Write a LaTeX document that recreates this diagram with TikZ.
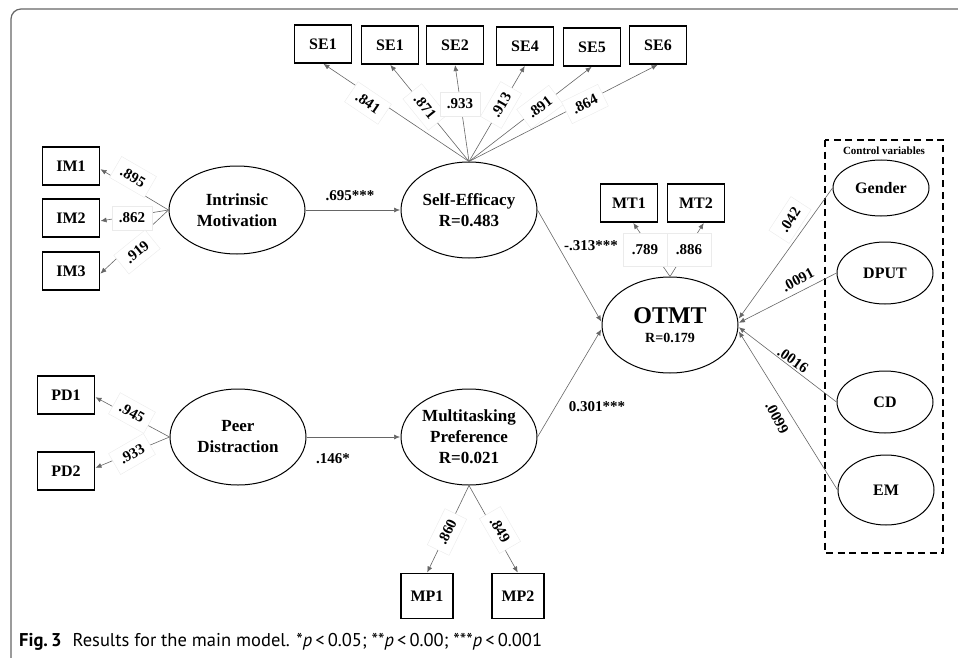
\documentclass[tikz,border=0pt]{standalone}
\usepackage{fontspec}
\setmainfont{Liberation Serif}
\newfontfamily\capfont{PT Sans}
\usetikzlibrary{arrows.meta,shapes.geometric}
\begin{document}
\begin{tikzpicture}[x=1pt,y=-1pt,
 obs/.style={draw=black,line width=1.1pt,minimum width=57pt,minimum height=38pt,inner sep=0pt,font=\fontsize{16}{16}\selectfont\bfseries},
 lat/.style={draw=black,line width=1pt,ellipse,minimum width=136pt,minimum height=96pt,inner sep=0pt,align=center,font=\fontsize{17}{21}\selectfont\bfseries},
 ctl/.style={draw=black,line width=1pt,ellipse,minimum width=96pt,minimum height=62pt,inner sep=0pt,font=\fontsize{16}{16}\selectfont\bfseries},
 ld/.style={draw=black!60,line width=0.6pt,-{Latex[length=6pt,width=5pt]},shorten >=0.5pt},
 lab/.style={fill=white,draw=black!8,inner sep=7pt,font=\fontsize{15}{15}\selectfont\bfseries},
 plab/.style={inner sep=1pt,font=\fontsize{15}{15}\selectfont\bfseries},
 frame/.style={line width=1.2pt,draw=black!60}
]
\useasboundingbox (0,0) rectangle (958,658);
% frame
\draw[frame] (11,658) -- (11,19) arc[start angle=180,end angle=270,radius=10] -- (958,9);

% observed boxes
\node[obs] (se1a) at (323,44) {SE1};
\node[obs] (se1b) at (390,45) {SE1};
\node[obs] (se2) at (455,45) {SE2};
\node[obs] (se4) at (525,46) {SE4};
\node[obs] (se5) at (592,47) {SE5};
\node[obs] (se6) at (658,45) {SE6};
\node[obs] (im1) at (71,166) {IM1};
\node[obs] (im2) at (71,218) {IM2};
\node[obs] (im3) at (71,271) {IM3};
\node[obs] (pd1) at (66,395) {PD1};
\node[obs] (pd2) at (66,471) {PD2};
\node[obs,minimum width=52pt,minimum height=45pt] (mp1) at (427,596) {MP1};
\node[obs,minimum width=52pt,minimum height=45pt] (mp2) at (518,596) {MP2};
\node[obs] (mt1) at (629,203) {MT1};
\node[obs] (mt2) at (696,203) {MT2};

% latent
\node[lat,minimum height=88pt] (im) at (237,210) {Intrinsic\\Motivation};
\node[lat] (se) at (469,210) {Self-Efficacy\\R=0.483};
\node[lat] (pd) at (238,437) {Peer\\Distraction};
\node[lat] (mp) at (469,437) {Multitasking\\Preference\\R=0.021};
\node[lat,align=center] (otmt) at (670,325) {{\fontsize{24}{24}\selectfont OTMT}\\[-2pt]{\fontsize{14}{15}\selectfont R=0.179}};

% control variables
\draw[line width=1.6pt,dash pattern=on 7pt off 4.5pt] (825,140) rectangle (943,553);
\node[font=\fontsize{11}{11}\selectfont\bfseries] (ctitle) at (884,151) {Control variables};
\node[ctl,minimum height=56pt] (gender) at (881,188) {Gender};
\node[ctl] (dput) at (885,273) {DPUT};
\node[ctl] (cd) at (885,402) {CD};
\node[ctl,minimum height=70pt] (em) at (886,490) {EM};

% SE loadings
\foreach \b in {se1a,se1b,se2,se4,se5,se6}{\draw[ld] (se.north) -- (\b.south);}
\node[lab,rotate=-34] at (368,103) {.841};
\node[lab,rotate=-51] at (425,107) {.871};
\node[lab] at (460,104) {.933};
\node[lab,rotate=60] at (501,105) {.913};
\node[lab,rotate=37] at (540,107) {.891};
\node[lab,rotate=26] at (585,104) {.864};

% IM loadings
\foreach \b in {im1,im2,im3}{\draw[ld] (im.west) -- ([yshift=-3pt]\b.east);}
\node[lab,rotate=-30] at (133,177) {.895};
\node[lab] at (132,218) {.862};
\node[lab,rotate=39] at (137,252) {.919};

% PD loadings
\draw[ld] (pd.west) -- ([yshift=-2pt]pd1.east);
\draw[ld] (pd.west) -- ([yshift=3pt]pd2.east);
\node[lab,rotate=-29] at (132,413) {.945};
\node[lab,rotate=30] at (132,454) {.933};

% MP loadings
\draw[ld] (mp.south) -- (mp1.north);
\draw[ld] (mp.south) -- (mp2.north);
\node[lab,rotate=64] at (447,532) {.860};
\node[lab,rotate=-60] at (500,530) {.849};

% MT loadings
\draw[ld] (otmt.north) -- ([xshift=4pt]mt1.south);
\draw[ld] (otmt.north) -- ([xshift=8pt]mt2.south);
\node[lab,minimum width=44pt,minimum height=33pt] at (645,250) {.789};
\node[lab,minimum width=44pt,minimum height=33pt] at (689,250) {.886};

% structural paths
\draw[ld] (im.east) -- (se.west);
\node[plab] at (350,196) {.695***};
\draw[ld] (pd.east) -- (mp.west);
\node[plab] at (333,459) {.146*};
\draw[ld] (se.east) -- ([yshift=3pt]otmt.west);
\node[plab] at (591,246) {-.313***};
\draw[ld] (mp.east) -- ([yshift=-4pt]otmt.west);
\node[plab] at (597,407) {0.301***};

% control paths
\draw[ld] (gender.west) -- ([yshift=6pt]otmt.east);
\draw[ld] (dput.west) -- ([yshift=2pt]otmt.east);
\draw[ld] (cd.west) -- ([yshift=-2pt]otmt.east);
\draw[ld] (em.west) -- ([yshift=-6pt]otmt.east);
\node[lab,rotate=57] at (790,220) {.042};
\node[plab,rotate=28] at (798,280) {.0091};
\node[plab,rotate=-35] at (793,360) {.0016};
\node[plab,rotate=-62] at (777,418) {.0099};

% caption
\node[anchor=base west,inner sep=0pt,font=\capfont\fontsize{18.5}{18.5}\selectfont] (cap) at (19,646)
 {\textbf{Fig.\,3}\hspace{0.6em}Results for the main model. *\textit{p}\,<\,0.05; **\textit{p}\,<\,0.00; ***\textit{p}\,<\,0.001};
\end{tikzpicture}
\end{document}
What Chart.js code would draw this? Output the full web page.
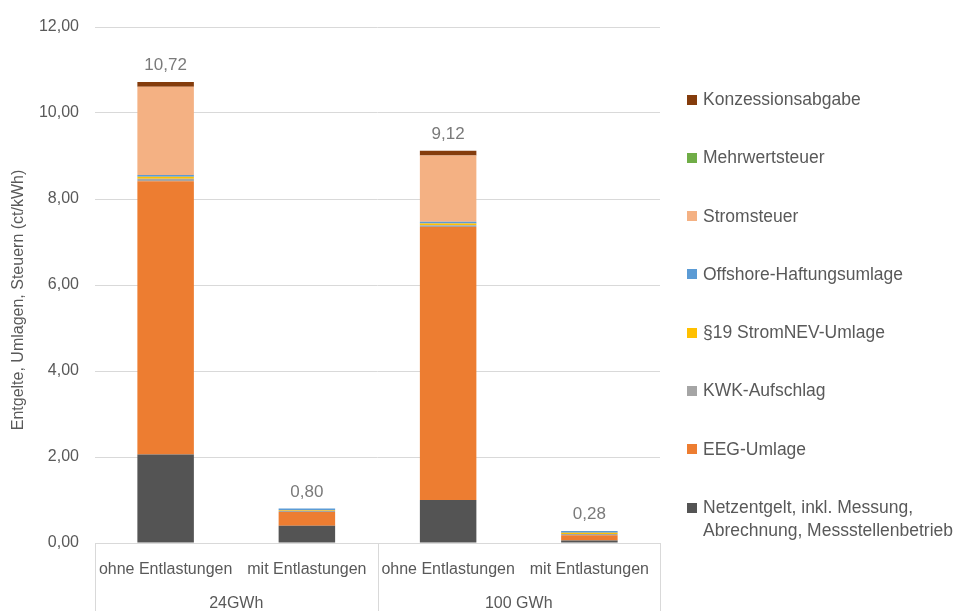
<!DOCTYPE html>
<html lang="de">
<head>
    <meta charset="UTF-8">
    <title>Entgelte, Umlagen, Steuern</title>
    <script src="https://cdn.jsdelivr.net/npm/chart.js"></script>
    <style>
        body {
            margin: 0;
            padding: 0;
            background: #ffffff;
            font-family: 'Liberation Sans', Arial, sans-serif;
        }

        .wrap {
            position: relative;
            width: 954px;
            height: 611px;
        }

        .legend {
            position: absolute;
            left: 686px;
            top: 88px;
            margin: 0;
            padding: 0;
            list-style: none;
            font-size: 17.5px;
            line-height: 23px;
            color: #595959;
        }

        .legend li {
            position: relative;
            padding-left: 17px;
            margin-bottom: 35.3px;
            white-space: pre-line;
        }

        .legend .box {
            position: absolute;
            left: 1px;
            top: 6.5px;
            width: 10px;
            height: 10px;
        }
    </style>
</head>
<body>

<div class="wrap">
    <canvas id="chart"></canvas>
    <ul class="legend" id="legend"></ul>
</div>

<script>
    // Kategorien und Gruppen
    var categories = ['ohne Entlastungen', 'mit Entlastungen', 'ohne Entlastungen', 'mit Entlastungen'];
    var groups = ['24GWh', '100 GWh'];

    // Werte in ct/kWh
    var netzentgelt = [2.06, 0.40, 1.00, 0.06];
    var eegUmlage = [6.35, 0.32, 6.35, 0.12];
    var kwkAufschlag = [0.06, 0.03, 0.04, 0.03];
    var stromnevUmlage = [0.05, 0.02, 0.04, 0.03];
    var offshoreUmlage = [0.04, 0.03, 0.04, 0.04];
    var stromsteuer = [2.05, 0, 1.54, 0];
    var mehrwertsteuer = [0, 0, 0, 0];
    var konzessionsabgabe = [0.11, 0, 0.11, 0];

    var yTicks = [0, 2, 4, 6, 8, 10, 12];
    var yTitle = 'Entgelte, Umlagen, Steuern (ct/kWh)';

    var seriesNames = [
        'Netzentgelt, inkl. Messung,\nAbrechnung, Messstellenbetrieb',
        'EEG-Umlage',
        'KWK-Aufschlag',
        '§19 StromNEV-Umlage',
        'Offshore-Haftungsumlage',
        'Stromsteuer',
        'Mehrwertsteuer',
        'Konzessionsabgabe'
    ];
    var seriesValues = [netzentgelt, eegUmlage, kwkAufschlag, stromnevUmlage,
        offshoreUmlage, stromsteuer, mehrwertsteuer, konzessionsabgabe];
    var seriesColors = ['#545454', '#ED7D31', '#A5A5A5', '#FFC000',
        '#5B9BD5', '#F4B183', '#70AD47', '#843C0C'];

    function fmt(v) {
        return v.toFixed(2).replace('.', ',');
    }

    var datasets = seriesNames.map(function (name, i) {
        return {
            label: name,
            data: seriesValues[i],
            backgroundColor: seriesColors[i],
            borderWidth: 0,
            categoryPercentage: 1,
            barPercentage: 0.4
        };
    });

    // Summen oben auf den Saeulen
    var totalsPlugin = {
        id: 'totals',
        afterDatasetsDraw: function (chart) {
            var ctx = chart.ctx;
            var x = chart.scales.x, y = chart.scales.y;
            ctx.save();
            ctx.font = '17px "Liberation Sans", Arial, sans-serif';
            ctx.fillStyle = '#7a7a7a';
            ctx.textAlign = 'center';
            ctx.textBaseline = 'bottom';
            categories.forEach(function (c, i) {
                var total = 0;
                seriesValues.forEach(function (s) { total += s[i]; });
                ctx.fillText(fmt(total), x.getPixelForValue(i), y.getPixelForValue(total) - 8);
            });
            ctx.restore();
        }
    };

    // Trennlinien der Gruppen unter der x-Achse + Achsentitel
    var extrasPlugin = {
        id: 'extras',
        afterDraw: function (chart) {
            var ctx = chart.ctx;
            var x = chart.scales.x;
            var area = chart.chartArea;
            var mid = (x.getPixelForValue(1) + x.getPixelForValue(2)) / 2;
            ctx.save();
            ctx.strokeStyle = '#d9d9d9';
            ctx.lineWidth = 1;
            [x.left, mid, x.right].forEach(function (px) {
                ctx.beginPath();
                ctx.moveTo(Math.round(px) + 0.5, area.bottom);
                ctx.lineTo(Math.round(px) + 0.5, chart.height);
                ctx.stroke();
            });

            // Titel der y-Achse, etwas unter der Mitte wie im Original
            ctx.translate(19, (area.top + area.bottom) / 2 + 15);
            ctx.rotate(-Math.PI / 2);
            ctx.font = '16px "Liberation Sans", Arial, sans-serif';
            ctx.fillStyle = '#595959';
            ctx.textAlign = 'center';
            ctx.textBaseline = 'middle';
            ctx.fillText(yTitle, 0, 0);
            ctx.restore();
        }
    };

    var canvas = document.getElementById('chart');
    canvas.width = 954;
    canvas.height = 611;

    new Chart(canvas.getContext('2d'), {
        type: 'bar',
        data: {
            labels: categories,
            datasets: datasets
        },
        options: {
            responsive: false,
            animation: false,
            layout: {
                padding: { left: 5, right: 294, top: 27, bottom: 0 }
            },
            plugins: {
                legend: { display: false },
                tooltip: { enabled: false }
            },
            scales: {
                x: {
                    stacked: true,
                    afterFit: function (axis) { axis.height = 34; },
                    grid: { display: false, drawTicks: false },
                    border: { display: true, color: '#d9d9d9' },
                    ticks: {
                        color: '#595959',
                        padding: 17,
                        maxRotation: 0,
                        font: { family: 'Liberation Sans', size: 16 }
                    }
                },
                x2: {
                    type: 'category',
                    labels: groups,
                    position: 'bottom',
                    offset: true,
                    afterFit: function (axis) { axis.height = 34; },
                    grid: { display: false, drawTicks: false },
                    border: { display: false },
                    ticks: {
                        color: '#595959',
                        padding: 17,
                        font: { family: 'Liberation Sans', size: 16 }
                    }
                },
                y: {
                    stacked: true,
                    min: 0,
                    max: 12,
                    afterFit: function (axis) { axis.width = 90; },
                    afterBuildTicks: function (axis) {
                        axis.ticks = yTicks.map(function (v) { return { value: v }; });
                    },
                    grid: { color: '#d9d9d9', drawTicks: false },
                    border: { display: false },
                    ticks: {
                        color: '#595959',
                        padding: 16,
                        font: { family: 'Liberation Sans', size: 16 },
                        callback: function (v) { return fmt(v); }
                    },
                    title: { display: false }
                }
            }
        },
        plugins: [totalsPlugin, extrasPlugin]
    });

    // Legende (umgekehrte Reihenfolge wie im Original)
    var legend = document.getElementById('legend');
    for (var i = seriesNames.length - 1; i >= 0; i--) {
        var li = document.createElement('li');
        var box = document.createElement('span');
        box.className = 'box';
        box.style.background = seriesColors[i];
        li.appendChild(box);
        li.appendChild(document.createTextNode(seriesNames[i]));
        legend.appendChild(li);
    }
</script>
</body>
</html>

# [Aim]
Repeat exactly the lines from the start of the entries down to the line with "angle=270,radius=10] -- (958,9);", keeping both ends but none of the pictures.

# [Result for this task]
Write a LaTeX document that recreates this diagram with TikZ.
\documentclass[tikz,border=0pt]{standalone}
\usepackage{fontspec}
\setmainfont{Liberation Serif}
\newfontfamily\capfont{PT Sans}
\usetikzlibrary{arrows.meta,shapes.geometric}
\begin{document}
\begin{tikzpicture}[x=1pt,y=-1pt,
 obs/.style={draw=black,line width=1.1pt,minimum width=57pt,minimum height=38pt,inner sep=0pt,font=\fontsize{16}{16}\selectfont\bfseries},
 lat/.style={draw=black,line width=1pt,ellipse,minimum width=136pt,minimum height=96pt,inner sep=0pt,align=center,font=\fontsize{17}{21}\selectfont\bfseries},
 ctl/.style={draw=black,line width=1pt,ellipse,minimum width=96pt,minimum height=62pt,inner sep=0pt,font=\fontsize{16}{16}\selectfont\bfseries},
 ld/.style={draw=black!60,line width=0.6pt,-{Latex[length=6pt,width=5pt]},shorten >=0.5pt},
 lab/.style={fill=white,draw=black!8,inner sep=7pt,font=\fontsize{15}{15}\selectfont\bfseries},
 plab/.style={inner sep=1pt,font=\fontsize{15}{15}\selectfont\bfseries},
 frame/.style={line width=1.2pt,draw=black!60}
]
\useasboundingbox (0,0) rectangle (958,658);
% frame
\draw[frame] (11,658) -- (11,19) arc[start angle=180,end angle=270,radius=10] -- (958,9);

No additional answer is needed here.